「投資嫌い」の日本人が資産運用を始めるきっかけは…?
前述の資産ポートフォリオで金融資産1,593万円のうち689万円を「現預金」が占めていることからもわかる通り、日本人が強い「安全志向」を持っていることは有名です。
アメリカの家計金融資産の割合をみてみると、「現預金」と「投資商品」の比率が日本とはほぼ正反対。過去20年を振り返ってみると、アメリカの家計金融資産がおよそ3倍になったのに対し、日本は1.5倍ほどの増加にとどまっています。「現預金」比率の高さの背景として、日本人の「リスクを嫌う国民性」が指摘されることも多いようですが、両国の「お金の増え方」の差を目の当たりにすると、そんなこともいっていられなくなりそうです。

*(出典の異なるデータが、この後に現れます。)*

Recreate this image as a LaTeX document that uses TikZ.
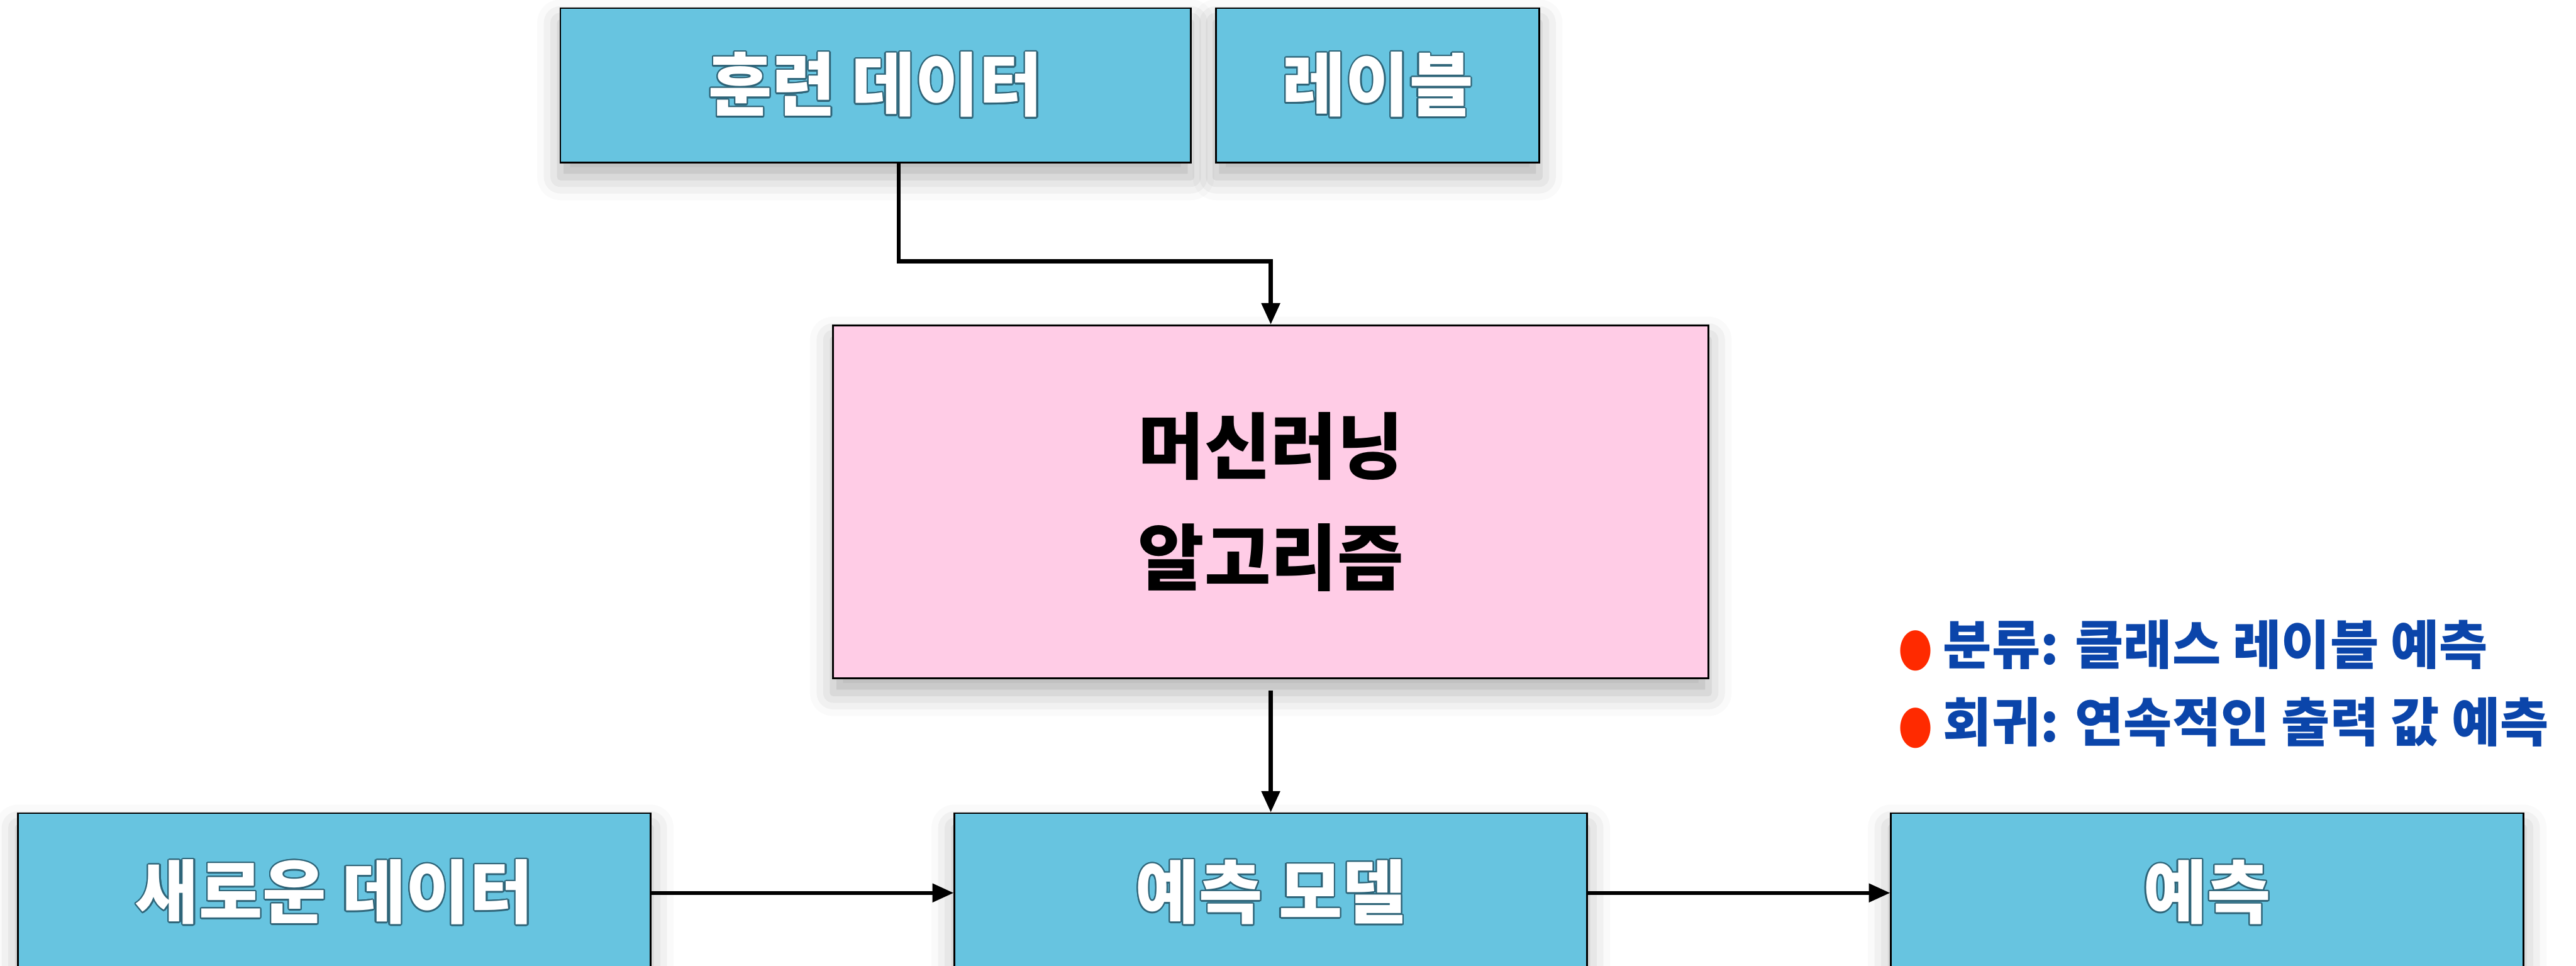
\documentclass[tikz,border=0pt]{standalone}
\usepackage{fontspec}
\usepackage{contour}
\setmainfont{Noto Sans CJK KR}
\newfontfamily\dejavu{DejaVu Sans}
\usetikzlibrary{arrows.meta,shadows.blur}
\definecolor{boxblue}{HTML}{67C4E0}
\definecolor{boxpink}{HTML}{FFCCE6}
\definecolor{outl}{HTML}{2E6478}
\definecolor{listblue}{HTML}{0B45AA}
\definecolor{bulletred}{HTML}{FF2A00}
\contourlength{0.5pt}
\tikzset{
  boxbase/.style={draw=black, line width=0.6pt, inner sep=0pt,
    blur shadow={shadow xshift=0pt, shadow yshift=-5pt, shadow blur radius=8pt, shadow opacity=30}},
  bluebox/.style={boxbase, fill=boxblue, text=white, font=\bfseries\fontsize{24}{28}\selectfont},
  pinkbox/.style={boxbase, fill=boxpink, text=black, align=center, font=\bfseries\fontsize{25}{38.7}\selectfont},
  arr/.style={-{Triangle[length=0.26cm,width=0.22cm]}, line width=1.4pt},
  listtext/.style={anchor=west, inner sep=0pt, text=listblue, font=\bfseries\fontsize{18.3}{22}\selectfont},
}
\newcommand{\bul}{\textcolor{bulletred}{\scalebox{0.75}[1]{\dejavu ●}}}
\begin{document}
\begin{tikzpicture}[x=0.02cm, y=-0.02cm]
\useasboundingbox (0,0) rectangle (1568,588);
% top row
\node[bluebox, minimum width=7.68cm, minimum height=1.88cm] (train) at (533,52) {\contour{outl}{훈련 데이터}};
\node[bluebox, minimum width=3.94cm, minimum height=1.88cm] (label) at (838.5,52) {\contour{outl}{레이블}};
% algorithm
\node[pinkbox, minimum width=10.66cm, minimum height=4.30cm] (algo) at (773.5,305.5) {머신러닝\\알고리즘};
% bottom row
\node[bluebox, minimum width=7.70cm, minimum height=1.94cm] (new) at (203.5,543.5) {\contour{outl}{새로운 데이터}};
\node[bluebox, minimum width=7.70cm, minimum height=1.94cm] (model) at (773.5,543.5) {\contour{outl}{예측 모델}};
\node[bluebox, minimum width=7.70cm, minimum height=1.94cm] (pred) at (1343.5,543.5) {\contour{outl}{예측}};
% list
\node[listtext] (cls) at (1155,393) {\bul\hspace{0.2em}분류: 클래스 레이블 예측};
\node[listtext] (reg) at (1155,440) {\bul\hspace{0.2em}회귀: 연속적인 출력 값 예측};
% connectors
\coordinate (j1) at (547,159);
\draw[arr] (train.south -| j1) -- (j1) -| (algo.north);
\draw[arr, shorten <=0.14cm] (algo.south) -- (model.north);
\draw[arr] (new.east) -- (model.west);
\draw[arr] (model.east) -- (pred.west);
\end{tikzpicture}
\end{document}
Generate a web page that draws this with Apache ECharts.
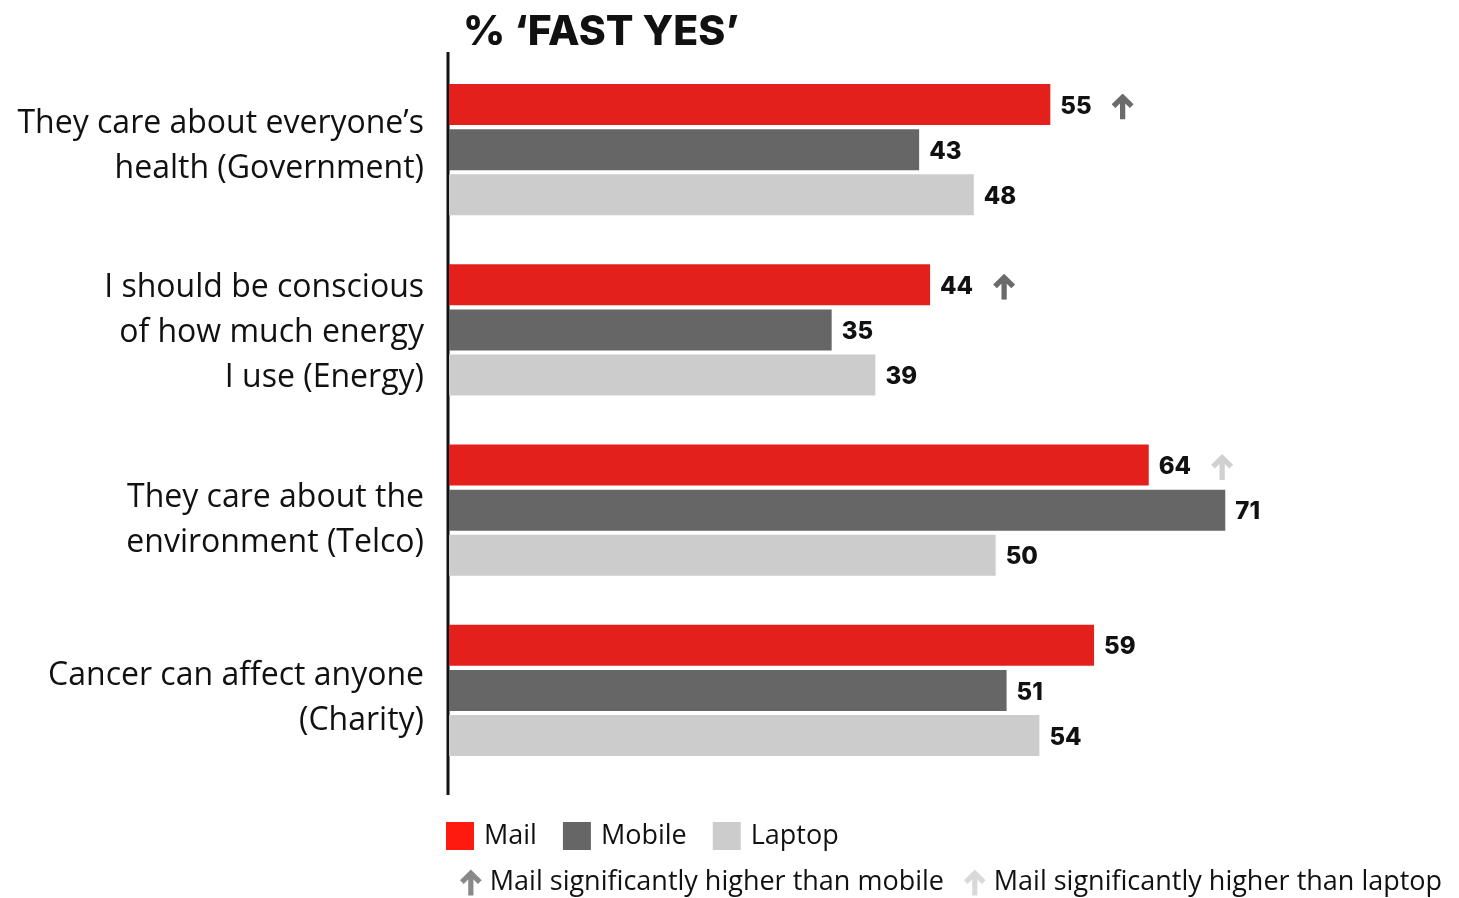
<!DOCTYPE html>
<html>
<head>
<meta charset="utf-8">
<script src="https://cdn.jsdelivr.net/npm/echarts@6/dist/echarts.min.js"></script>
<style>
  html, body { margin: 0; padding: 0; background: #fff; }
  #chart { width: 1459px; height: 898px; }
</style>
</head>
<body>
<div id="chart"></div>
<script>
// Statements asked about, and share of "fast yes" answers per device
const categories = [
  'They care about everyone\u2019s\nhealth (Government)',
  'I should be conscious\nof how much energy\nI use (Energy)',
  'They care about the\nenvironment (Telco)',
  'Cancer can affect anyone\n(Charity)'
];
const mailValues   = [55, 44, 64, 59];
const mobileValues = [43, 35, 71, 51];
const laptopValues = [48, 39, 50, 54];

// Significance flags for the Mail bar
const mailAboveMobile = [true, true, false, false];
const mailAboveLaptop = [false, false, true, false];

const legendMobileSig = 'Mail significantly higher than mobile';
const legendLaptopSig = 'Mail significantly higher than laptop';

const RED = '#e3201b', DARK = '#666666', LIGHT = '#cccccc';
const ARROW_DARK = '#6b6b6b', ARROW_LIGHT = '#d0d0d0';

// extra space above / below each category label block, in px
const labelPadTop    = [0, 6, 20, 17];
const labelPadBottom = [6, 0, 0, 0];

// Chevron-headed arrow used in the labels and the legend
const arrowPath = 'M10 0 L20 10 L16.6 13.4 L12.4 9.2 L12.4 24 L7.6 24 L7.6 9.2 L3.4 13.4 L0 10 Z';
function arrowImage(color) {
  const svg = '<svg xmlns="http://www.w3.org/2000/svg" width="20" height="24" viewBox="0 0 20 24">' +
    '<path d="' + arrowPath + '" fill="' + color + '"/></svg>';
  return 'data:image/svg+xml;charset=utf-8,' + encodeURIComponent(svg);
}

const valueFont = { fontFamily: 'Inter', fontWeight: 800, fontSize: 24, color: '#111111' };

// rich-text spacer styles for the category labels
const labelRich = {
  t: { fontFamily: 'Open Sans', fontSize: 32, lineHeight: 45, color: '#111111', align: 'right' }
};
[...new Set(labelPadTop.concat(labelPadBottom))].filter(v => v > 0).forEach(v => {
  labelRich['p' + v] = { height: v, lineHeight: v, fontSize: 1 };
});

const chart = echarts.init(document.getElementById('chart'));

chart.setOption({
  animation: false,
  backgroundColor: '#ffffff',
  title: {
    text: '% \u2018FAST YES\u2019',
    left: 458,
    top: 7,
    textStyle: { fontFamily: 'Inter', fontWeight: 800, fontSize: 41, color: '#111111' }
  },
  grid: { left: 449, right: 26, top: 59.5, bottom: 117.5, containLabel: false },
  xAxis: {
    type: 'value', min: 0, max: 90, show: false
  },
  yAxis: {
    type: 'category',
    data: categories,
    inverse: true,
    axisLine: { show: false },
    axisTick: { show: false },
    axisLabel: {
      margin: 25,
      align: 'right',
      formatter: function (value, index) {
        const lines = value.split('\n').map(l => '{t|' + l + '}');
        if (labelPadTop[index] > 0) lines.unshift('{p' + labelPadTop[index] + '|}');
        if (labelPadBottom[index] > 0) lines.push('{p' + labelPadBottom[index] + '|}');
        return lines.join('\n');
      },
      rich: labelRich
    }
  },
  legend: [
    {
      data: [
        { name: 'Mail', itemStyle: { color: '#ff1a10' } },
        { name: 'Mobile', itemStyle: { color: DARK } },
        { name: 'Laptop', itemStyle: { color: LIGHT } }
      ],
      left: 446,
      top: 822,
      padding: 0,
      icon: 'rect',
      itemWidth: 28,
      itemHeight: 28,
      itemGap: 26,
      selectedMode: false,
      textStyle: { fontFamily: 'Open Sans', fontSize: 27, color: '#111111', padding: [0, 0, 0, 5] }
    },
    {
      data: [
        { name: legendMobileSig, icon: 'path://' + arrowPath },
        { name: legendLaptopSig, icon: 'path://' + arrowPath }
      ],
      left: 460,
      top: 869,
      padding: 0,
      itemWidth: 22,
      itemHeight: 26,
      itemGap: 20,
      selectedMode: false,
      textStyle: { fontFamily: 'Open Sans', fontSize: 27, color: '#111111', padding: [0, 0, 0, 3] }
    }
  ],
  graphic: [
    {
      type: 'line',
      shape: { x1: 448, y1: 52, x2: 448, y2: 795 },
      style: { stroke: '#111111', lineWidth: 3 },
      silent: true
    }
  ],
  series: [
    {
      name: 'Mail', type: 'bar', data: mailValues,
      barWidth: 41, barGap: '10%',
      itemStyle: { color: RED },
      label: {
        show: true, position: 'right', distance: 10, offset: [0, 2],
        formatter: function (p) {
          let s = '{v|' + p.value + '}';
          if (mailAboveMobile[p.dataIndex]) s += '{sp|}{m|}';
          if (mailAboveLaptop[p.dataIndex]) s += '{sp|}{l|}';
          return s;
        },
        rich: {
          v: valueFont,
          sp: { width: 20 },
          m: { width: 22, height: 26, backgroundColor: { image: arrowImage(ARROW_DARK) } },
          l: { width: 22, height: 26, backgroundColor: { image: arrowImage(ARROW_LIGHT) } }
        }
      }
    },
    {
      name: 'Mobile', type: 'bar', data: mobileValues,
      barWidth: 41, barGap: '10%',
      itemStyle: { color: DARK },
      label: { show: true, position: 'right', distance: 10, offset: [0, 2], ...valueFont }
    },
    {
      name: 'Laptop', type: 'bar', data: laptopValues,
      barWidth: 41, barGap: '10%',
      itemStyle: { color: LIGHT },
      label: { show: true, position: 'right', distance: 10, offset: [0, 2], ...valueFont }
    },
    // legend-only entries for the significance arrows
    { name: legendMobileSig, type: 'scatter', data: [], itemStyle: { color: ARROW_DARK } },
    { name: legendLaptopSig, type: 'scatter', data: [], itemStyle: { color: ARROW_LIGHT } }
  ]
});
</script>
</body>
</html>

また、日本人が投資を行わない理由として、金融リテラシーの低さが挙げられることも。金融広報中央委員会『金融リテラシー調査(2019年)』によると、米国調査との比較では、正誤問題の正答率で「米国」53%に対して「日本」は47%。OECD調査との比較では、正誤問題の正答率で「フランス」が72%、「ドイツ」が67%、「英国」が63%だったのに対し、「日本」は60%でした。
そんな投資嫌いの日本人。前述の投資信託協会の調査によると、「投資を始めたきっかけ」として「金融機関から勧められた」というものが男女ともに3番目にランクインしており、身近な銀行から誘いが「投資家デビュー」のきっかけになるケースが多いようです。
なじみの銀行の窓口でこんな案内を受けたら、「だったらどうすればいいの?」と思わず聞きたくなるものです。
そこで、銀行員から投資信託を勧められた経験がある人は多いのではないでしょうか。
「金融のプロが投資先を選んでくれます」「毎日値動きを気にする必要はありません」と勧められ、「銀行が嘘をつく訳ないよな」と、リスクをよく理解できないまま安易に購入するのは危険です。銀行はボランティアではありませんから、「銀行の利益になるものを売る」のが基本スタンスと思っておくべきだといえます。
先に、アメリカの家計金融資産が20年で3倍超になったことに触れましたが、これには、幼少の頃から金融や投資に関する教育を受けたアメリカ人が、高い金融リテラシーを持っていることが大いに影響しています。「よくわからないけど、銀行が勧めてくれたから」で資産運用を始めても、成功する確率は極めて低いといえるでしょう。